Ciprian Dorin Craciun ciprian.craciun at gmail.com
Tue Aug 14 09:38:22 PDT 2012


On Tue, Aug 14, 2012 at 7:04 PM, Vladimir Marek
<Vladimir.Marek at oracle.com> wrote:
>> >  - fuse zip stores all changes in memory until unmounted
>> >  - fuse zip (and libzip for that matter) creates new temporary file when
>> >    updating archive, which takes considerable time when the archive is
>> >    very big.
>>
>> This isn't much of a hastle if you have maildir per time period and
>> archive off. Maybe if you sync flags it may be...
>
> That might be interesting solution, maildir per time period.


    Although using a zip file through FUSE as a maildir store is not
much better in my opinion.

    This is because it still doesn't solve the syscall overhead. For
example just going through the list of files to find those that
changed requires the following syscalls:
    * reading the next directory entry (which is amortized as it reads
them in a batch, but the batch size is limited, should we say 1
syscall per 10 files?);
    * stat-ing the file;

    Now by adding FUSE we add an extra context switch for each syscall...

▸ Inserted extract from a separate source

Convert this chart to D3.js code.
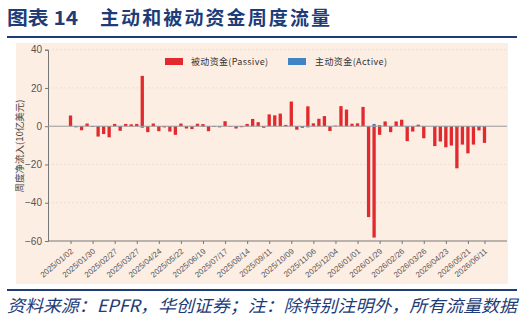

    Although this issue would be problematic only for reindexing, but still...


> But still
> fuse zip caches all the data until unmounted. So even with just reading
> it keeps growing (I hope I'm not accusing fuse zip here, but this is my
> understanding form the code). This could be simply alleviated by having
> it periodically unmounted and mounted again (perhaps from cron).

    I think there is an option for FUSE mount to specify if the data
should be cached by the kernel or not, as such this shouldn't be a
problem for FUSE itself, except if the Zip FUSE handler does some
extra caching.)


>> > Of course this solution would have some disadvantages too, but for me
>> > the advantages would win. At the moment I'm not sure if I want to
>> > continue working on that. Maybe if there would be more interested guys
>>
>> I'm *really* tempted to investigate making this work for archived
>> mail. Of course, the list of mounted file systems could get insane
>> depending on granularity I guess...
>
> Well, if your granularity will be one archive per year of mail, it
> should not be that bad ...


    On the other hand I strongly sustain having a more optimized
backend for emails, especially for such cases. For example a
BerkeleyDB would perfectly fit such a use case, especially if we store
the body and the headers in separate databases.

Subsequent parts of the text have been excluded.